Retomar a etimologia de inter-esse como ponto de partida para repensar o processo judicial nos permite recolocar a justiça no centro da atividade jurisdicional. A partir dessa noção, vê-se que a intervenção de terceiros não é apenas um expediente técnico, mas uma exigência da própria realidade ontológica do conflito. O processo, enquanto instrumento de pacificação e revelação da verdade, só cumpre sua função quando respeita essa complexidade relacional.

A sentença justa, fundada na verdade das ações humanas, contribui para a paz e para a ordem social, tornando-se expressão de um Direito que não se reduz à norma, mas se eleva à condição de ciência moral.

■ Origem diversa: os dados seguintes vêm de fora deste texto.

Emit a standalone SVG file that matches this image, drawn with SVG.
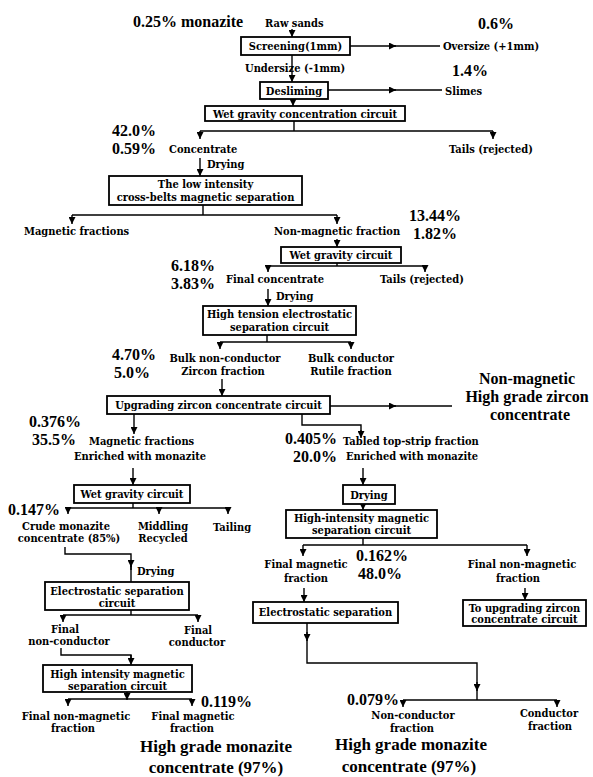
<svg xmlns="http://www.w3.org/2000/svg" width="593" height="777" viewBox="0 0 593 777">
<defs>
<marker id="ah" markerUnits="userSpaceOnUse" markerWidth="8" markerHeight="7" refX="7" refY="3.5" orient="auto">
<path d="M0,0 L7,3.5 L0,7 z" fill="#000"/>
</marker>
<style>
.lb{font-family:"DejaVu Serif Condensed","Liberation Serif",serif;font-weight:bold;font-size:11px;fill:#000}
.pc{font-family:"Liberation Serif","Times New Roman",serif;font-weight:bold;font-size:16px;fill:#000}
.bg{font-family:"Liberation Serif","Times New Roman",serif;font-weight:bold;font-size:17px;fill:#000}
.bz{font-family:"Liberation Serif","Times New Roman",serif;font-weight:bold;font-size:16px;fill:#000}
.c{text-anchor:middle}
.bx{fill:#fff;stroke:#000;stroke-width:1.8}
.ln{fill:none;stroke:#000;stroke-width:1.4}
.ar{fill:none;stroke:#000;stroke-width:1.4;marker-end:url(#ah)}
</style>
</defs>
<rect width="593" height="777" fill="#fff"/>

<g id="connectors">
<path class="ar" d="M292,29 L292,37"/>
<path class="ar" d="M350,46 L396,46"/><path class="ln" d="M394,46 L440,46"/>
<path class="ar" d="M292,55 L292,82"/>
<path class="ar" d="M328,90 L396,90"/><path class="ln" d="M394,90 L442,90"/>
<path class="ar" d="M293,99 L293,106"/>
<path class="ln" d="M294,121 L294,131 M200,131 L493,131"/>
<path class="ar" d="M200,131 L200,139"/><path class="ar" d="M493,131 L493,139"/>
<path class="ar" d="M200,158 L200,176"/>
<path class="ln" d="M203,205 L203,215 M72,215 L337,215"/>
<path class="ar" d="M72,215 L72,224"/><path class="ar" d="M337,215 L337,224"/>
<path class="ar" d="M337,239 L337,247"/>
<path class="ln" d="M337,263 L337,266 M268,266 L425,266"/>
<path class="ar" d="M268,266 L268,272"/><path class="ar" d="M425,266 L425,272"/>
<path class="ar" d="M268,289 L268,306"/>
<path class="ln" d="M267,335 L267,342 M220,342 L351,342"/>
<path class="ar" d="M220,342 L220,349"/><path class="ar" d="M351,342 L351,349"/>
<path class="ar" d="M222,379 L222,396"/>
<path class="ar" d="M330,406 L396,406"/><path class="ln" d="M394,406 L452,406"/>
<path class="ar" d="M134,414 L134,434"/>
<path class="ln" d="M302,414 L302,425 L361,425 L361,432"/><path class="ar" d="M361,430 L361,438"/>
<path class="ar" d="M133,468 L133,485"/>
<path class="ln" d="M133,503 L133,508 M68,508 L228,508"/>
<path class="ar" d="M68,508 L68,514"/><path class="ar" d="M159,508 L159,514"/><path class="ar" d="M228,508 L228,514"/>
<path class="ar" d="M363,468 L363,485"/>
<path class="ar" d="M363,504 L363,510"/>
<path class="ln" d="M363,538 L363,545 M303,545 L527,545"/>
<path class="ar" d="M303,545 L303,556"/><path class="ar" d="M527,545 L527,556"/>
<path class="ln" d="M65,547 L65,554 L131,554 L131,570"/><path class="ar" d="M131,560 L131,567"/><path class="ln" d="M131,566 L131,582"/>
<path class="ln" d="M131,610 L131,615 M63,615 L198,615"/>
<path class="ar" d="M63,615 L63,622"/><path class="ar" d="M198,615 L198,622"/>
<path class="ar" d="M304,588 L304,602"/>
<path class="ar" d="M525,588 L525,600"/>
<path class="ln" d="M307,623 L307,663 L477,663 L477,700"/><path class="ar" d="M307,632 L307,641"/><path class="ar" d="M477,682 L477,691"/>
<path class="ln" d="M61,648 L61,655 L131,655 L131,660"/><path class="ar" d="M131,655 L131,665"/>
<path class="ln" d="M127,692 L127,699 M68,699 L192,699"/>
<path class="ar" d="M68,699 L68,706"/><path class="ar" d="M192,699 L192,706"/><path class="ar" d="M127,692 L127,700"/>
<path class="ln" d="M403,700 L557,700"/>
<path class="ar" d="M403,700 L403,707"/><path class="ar" d="M557,700 L557,707"/>
</g>

<g id="n-feed"><text class="pc" x="133" y="27">0.25% monazite</text><text class="lb" x="265" y="27">Raw sands</text></g>
<g id="n-screening"><rect class="bx" x="241" y="37" width="109" height="18"/><text class="lb c" x="295.5" y="50">Screening(1mm)</text></g>
<g id="n-oversize"><text class="pc" x="478" y="29">0.6%</text><text class="lb" x="443" y="50">Oversize (+1mm)</text></g>
<g id="n-undersize"><text class="lb" x="245" y="72">Undersize (-1mm)</text></g>
<g id="n-desliming"><rect class="bx" x="260" y="82" width="68" height="17"/><text class="lb c" x="294" y="94.5">Desliming</text></g>
<g id="n-slimes"><text class="pc" x="452" y="76">1.4%</text><text class="lb" x="445" y="95">Slimes</text></g>
<g id="n-wgcc"><rect class="bx" x="205" y="106" width="200" height="15"/><text class="lb c" x="305" y="117.5">Wet gravity concentration circuit</text></g>
<g id="n-concentrate"><text class="pc" x="112" y="136">42.0%</text><text class="pc" x="112" y="154">0.59%</text><text class="lb" x="169" y="153">Concentrate</text><text class="lb" x="207" y="168">Drying</text></g>
<g id="n-tails1"><text class="lb" x="449" y="153">Tails (rejected)</text></g>
<g id="n-lims"><rect class="bx" x="109" y="176" width="193" height="29"/><text class="lb c" x="205.5" y="188">The low intensity</text><text class="lb c" x="205.5" y="201">cross-belts magnetic separation</text></g>
<g id="n-magfrac1"><text class="lb" x="24" y="235">Magnetic fractions</text></g>
<g id="n-nonmag1"><text class="lb" x="274" y="235">Non-magnetic fraction</text><text class="pc" x="409" y="221">13.44%</text><text class="pc" x="413" y="239">1.82%</text></g>
<g id="n-wgc1"><rect class="bx" x="281" y="247" width="120" height="16"/><text class="lb c" x="341" y="259">Wet gravity circuit</text></g>
<g id="n-finalconc"><text class="pc" x="171" y="271">6.18%</text><text class="pc" x="171" y="289">3.83%</text><text class="lb" x="226" y="283">Final concentrate</text><text class="lb" x="276" y="300">Drying</text></g>
<g id="n-tails2"><text class="lb" x="380" y="283">Tails (rejected)</text></g>
<g id="n-htes"><rect class="bx" x="203" y="306" width="153" height="29"/><text class="lb c" x="279.5" y="318">High tension electrostatic</text><text class="lb c" x="279.5" y="331">separation circuit</text></g>
<g id="n-bulknc"><text class="pc" x="112" y="360">4.70%</text><text class="pc" x="114" y="378">5.0%</text><text class="lb c" x="225" y="362">Bulk non-conductor</text><text class="lb c" x="223" y="375">Zircon fraction</text></g>
<g id="n-bulkc"><text class="lb c" x="351" y="362">Bulk conductor</text><text class="lb c" x="351" y="375">Rutile fraction</text></g>
<g id="n-uzcc"><rect class="bx" x="107" y="396" width="223" height="18"/><text class="lb c" x="218.5" y="409">Upgrading zircon concentrate circuit</text></g>
<g id="n-zircon"><text class="bz c" x="527" y="384">Non-magnetic</text><text class="bz c" x="527" y="402">High grade zircon</text><text class="bz c" x="530" y="420">concentrate</text></g>
<g id="n-magfrac2"><text class="pc" x="29" y="427">0.376%</text><text class="pc" x="32" y="445">35.5%</text><text class="lb" x="89" y="445">Magnetic fractions</text><text class="lb" x="74" y="460">Enriched with monazite</text></g>
<g id="n-tabled"><text class="pc" x="285" y="444">0.405%</text><text class="lb" x="343" y="445">Tabled top-strip fraction</text><text class="pc" x="293" y="462">20.0%</text><text class="lb" x="346" y="460">Enriched with monazite</text></g>
<g id="n-wgc2"><rect class="bx" x="74" y="485" width="116" height="18"/><text class="lb c" x="132" y="498">Wet gravity circuit</text></g>
<g id="n-crude"><text class="pc" x="8" y="515">0.147%</text><text class="lb c" x="66" y="530">Crude monazite</text><text class="lb c" x="69" y="542">concentrate (85%)</text></g>
<g id="n-middling"><text class="lb c" x="163" y="530">Middling</text><text class="lb c" x="163" y="542">Recycled</text></g>
<g id="n-tailing"><text class="lb c" x="232" y="531">Tailing</text></g>
<g id="n-drying"><rect class="bx" x="343" y="485" width="52" height="19"/><text class="lb c" x="369" y="498.5">Drying</text></g>
<g id="n-hims1"><rect class="bx" x="286" y="510" width="151" height="28"/><text class="lb c" x="361.5" y="522">High-intensity magnetic</text><text class="lb c" x="361.5" y="534">separation circuit</text></g>
<g id="n-drying2"><text class="lb" x="137" y="575">Drying</text></g>
<g id="n-finalmag1"><text class="lb c" x="306" y="568">Final magnetic</text><text class="lb c" x="306" y="582">fraction</text><text class="pc" x="356" y="561">0.162%</text><text class="pc" x="358" y="579">48.0%</text></g>
<g id="n-finalnonmag1"><text class="lb c" x="522" y="568">Final non-magnetic</text><text class="lb c" x="518" y="582">fraction</text></g>
<g id="n-esc"><rect class="bx" x="45" y="582" width="144" height="28"/><text class="lb c" x="117" y="595">Electrostatic separation</text><text class="lb c" x="117" y="607">circuit</text></g>
<g id="n-es"><rect class="bx" x="253" y="602" width="145" height="21"/><text class="lb c" x="325.5" y="616">Electrostatic separation</text></g>
<g id="n-toupgrade"><rect class="bx" x="463" y="600" width="123" height="26"/><text class="lb c" x="524.5" y="611.5">To upgrading zircon</text><text class="lb c" x="524.5" y="623">concentrate circuit</text></g>
<g id="n-finalnc"><text class="lb c" x="65" y="633">Final</text><text class="lb c" x="69" y="645">non-conductor</text></g>
<g id="n-finalc"><text class="lb c" x="198" y="634">Final</text><text class="lb c" x="197" y="646">conductor</text></g>
<g id="n-hims2"><rect class="bx" x="43" y="665" width="149" height="27"/><text class="lb c" x="117.5" y="678">High intensity magnetic</text><text class="lb c" x="117.5" y="689.5">separation circuit</text></g>
<g id="n-finalnonmag2"><text class="lb c" x="76" y="720">Final non-magnetic</text><text class="lb c" x="73" y="732">fraction</text></g>
<g id="n-finalmag2"><text class="pc" x="201" y="707">0.119%</text><text class="lb c" x="193" y="720">Final magnetic</text><text class="lb c" x="192" y="732">fraction</text></g>
<g id="n-product1"><text class="bg c" x="216" y="752">High grade monazite</text><text class="bg c" x="216" y="773">concentrate (97%)</text></g>
<g id="n-nc"><text class="pc" x="347" y="705">0.079%</text><text class="lb c" x="413" y="719">Non-conductor</text><text class="lb c" x="412" y="732">fraction</text></g>
<g id="n-cond"><text class="lb c" x="549" y="717">Conductor</text><text class="lb c" x="550" y="730">fraction</text></g>
<g id="n-product2"><text class="bg c" x="411" y="750">High grade monazite</text><text class="bg c" x="409" y="772">concentrate (97%)</text></g>
</svg>
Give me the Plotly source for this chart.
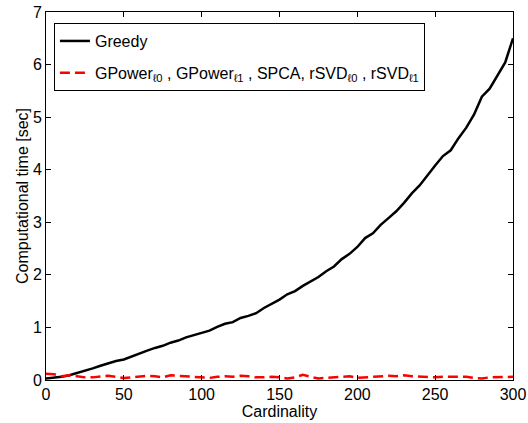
import plotly.graph_objects as go

cardinality = list(range(0, 301, 5))
greedy = [0.03, 0.04, 0.06, 0.09, 0.13, 0.17, 0.22, 0.27, 0.32, 0.36,
          0.39, 0.45, 0.50, 0.56, 0.61, 0.65, 0.71, 0.75, 0.81, 0.85,
          0.89, 0.94, 1.01, 1.07, 1.10, 1.18, 1.22, 1.27, 1.37, 1.45,
          1.53, 1.63, 1.69, 1.79, 1.88, 1.96, 2.07, 2.16, 2.30, 2.40,
          2.53, 2.70, 2.79, 2.95, 3.08, 3.21, 3.37, 3.55, 3.70, 3.90,
          4.08, 4.26, 4.37, 4.60, 4.80, 5.05, 5.39, 5.54, 5.79, 6.04,
          6.50]
others = [0.12, 0.11, 0.07, 0.09, 0.07, 0.05, 0.05, 0.07, 0.08, 0.06,
          0.04, 0.05, 0.07, 0.08, 0.07, 0.05, 0.09, 0.08, 0.06, 0.05,
          0.04, 0.04, 0.06, 0.07, 0.06, 0.08, 0.07, 0.05, 0.05, 0.06,
          0.05, 0.03, 0.05, 0.10, 0.06, 0.03, 0.04, 0.05, 0.06, 0.07,
          0.04, 0.05, 0.06, 0.08, 0.08, 0.07, 0.09, 0.07, 0.06, 0.05,
          0.05, 0.06, 0.06, 0.05, 0.06, 0.04, 0.03, 0.05, 0.05, 0.06,
          0.06]
x_ticks = [0, 50, 100, 150, 200, 250, 300]
y_ticks = [0, 1, 2, 3, 4, 5, 6, 7]

FONT = "Liberation Sans, Arial, sans-serif"

fig = go.Figure()
fig.add_trace(go.Scatter(x=cardinality, y=greedy, mode="lines", name="Greedy",
                         legendgroup="a",
                         line=dict(color="black", width=2.5)))
fig.add_trace(go.Scatter(x=cardinality, y=others, mode="lines",
                         name="GPower<sub>ℓ0</sub> , GPower<sub>ℓ1</sub> , SPCA, rSVD<sub>ℓ0</sub> , rSVD<sub>ℓ1</sub>",
                         legendgroup="b",
                         line=dict(color="red", width=2.5, dash="10px,5px")))

axis_common = dict(showline=True, linecolor="black", linewidth=1, mirror="ticks",
                   ticks="inside", ticklen=5, tickcolor="black", showgrid=False,
                   zeroline=False, automargin=False,
                   tickfont=dict(size=16, color="black", family=FONT))

fig.update_layout(
    width=528, height=423,
    margin=dict(l=46, r=15, t=12, b=43),
    paper_bgcolor="white", plot_bgcolor="white",
    font=dict(family=FONT, color="black"),
    xaxis=dict(range=[0, 300], tickvals=x_ticks, **axis_common,
               title=dict(text="Cardinality", font=dict(size=16), standoff=0)),
    yaxis=dict(range=[0, 7], tickvals=y_ticks, **axis_common,
               title=dict(text="Computational time [sec]", font=dict(size=16), standoff=0)),
    showlegend=True,
    legend=dict(x=0.017, y=0.97, xanchor="left", yanchor="top",
                bgcolor="white", bordercolor="black", borderwidth=1,
                font=dict(size=16, family=FONT), tracegroupgap=8,
                traceorder="grouped"),
)

fig.write_html("out.html", config={"displayModeBar": False},
               post_script="document.body.style.margin='0';document.body.style.overflow='hidden';")
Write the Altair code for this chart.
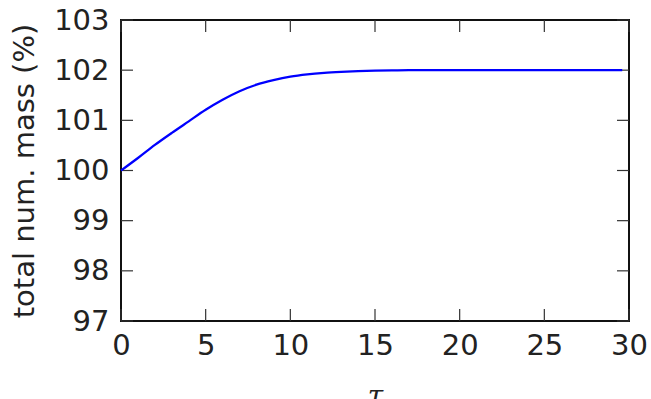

Nesse sentido, a jurisdição não é apenas poder do Estado, mas missão de justiça no tempo e na história dos homens.

Bibliografia Sugerida

Filosofia do Direito:

  • GIORGI, Mauro. Interesse e Justiça. São Paulo: Martins Fontes.

  • OLIVEIRA, Manoel Jorge e Silva Neto. Justiça e Verdade no Processo. Salvador: JusPodivm.

  • ROYCE, Josiah. The Philosophy of Loyalty. Macmillan, 1908.

  • LARENZ, Karl. Metodologia da Ciência do Direito. Lisboa: Fundação Calouste Gulbenkian.

  • OLAVO DE CARVALHO. O Jardim das Aflições. Rio de Janeiro: Record, 1995.

Direito Processual:

  • DINAMARCO, Cândido Rangel. Instituições de Direito Processual Civil. São Paulo: Malheiros.

  • MARINONI, Luiz Guilherme; ARENHART, Sérgio Cruz. Curso de Processo Civil: Teoria Geral do Processo. São Paulo: RT.

  • DIDIER JR., Fredie. Curso de Direito Processual Civil: Parte Geral. Salvador: JusPodivm.